East Timorese politician

Maria Madalena Brites Boavida is an East Timorese politician, a member of FRETILIN, and a former Minister of Planning and Finance in the National Parliament of East Timor.

== Biography ==
Boavida comes from the present municipality of Ermera. Thanks to a scholarship in 1974, she was given the opportunity to study in Portugal. There she came into contact with students from the African colonies of Portugal and the local independence movements, after which she also supported the independence of Portuguese Timor. However, FRETILIN's unilateral declaration of independence from Portugal in November 1975 was rapidly followed by the Indonesian invasion of East Timor. Boavida belonged to the so-called Maputo group of FRETILIN members, including Marí Alkatiri (later prime minister), which spent much of the occupation (1975-1999) in Mozambique.

Boavida was the finance director of the Timor Gap Authority, which administered the Timor Gap Treaty, under which Indonesia and Australia jointly exploited the oil and gas fields in the disputed maritime area known as the Timor Gap.

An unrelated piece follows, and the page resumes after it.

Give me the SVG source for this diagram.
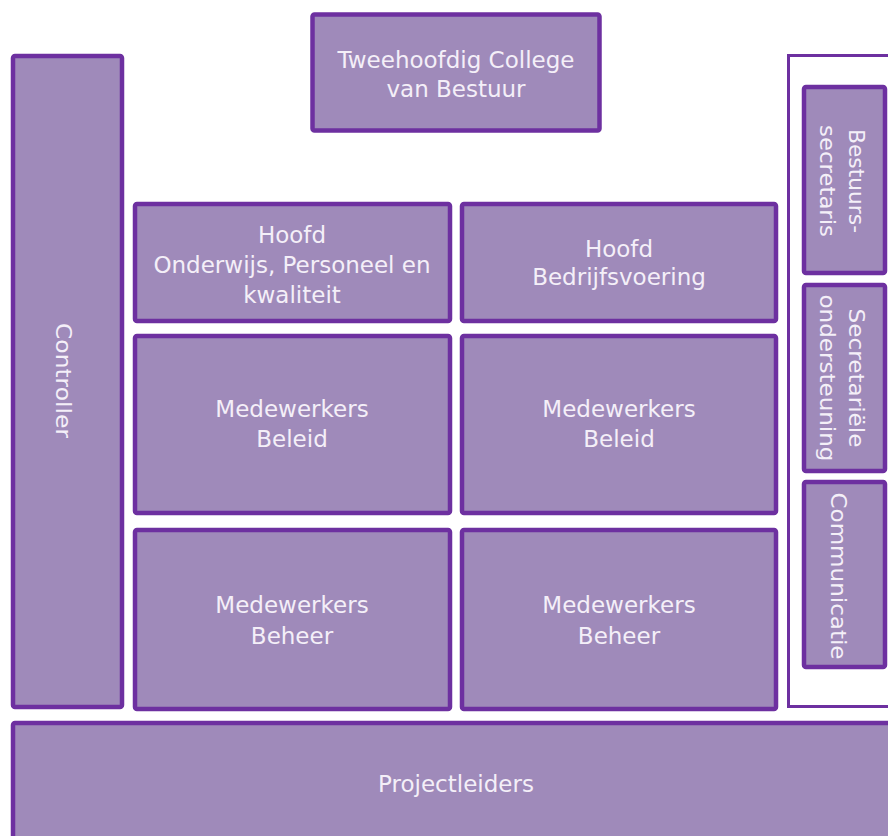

Following the resignation of Fernanda Borges, Boavida became the Timor-Leste Minister of Finance on 30 April 2002, while the country was still under the administration of the United Nations. From 20 May 2002, when Timor-Leste became independent, she became Minister of Planning and Finance, and held that office until 8 August 2007, when FRETILIN had to relinquish government after losing its absolute majority in the 2007 parliamentary elections. The next Minister of Finance was Emília Pires.

In 2013, Boavida was appointed a non-executive member of the Council of the Central Bank of East Timor. She was re-appointed in 2016.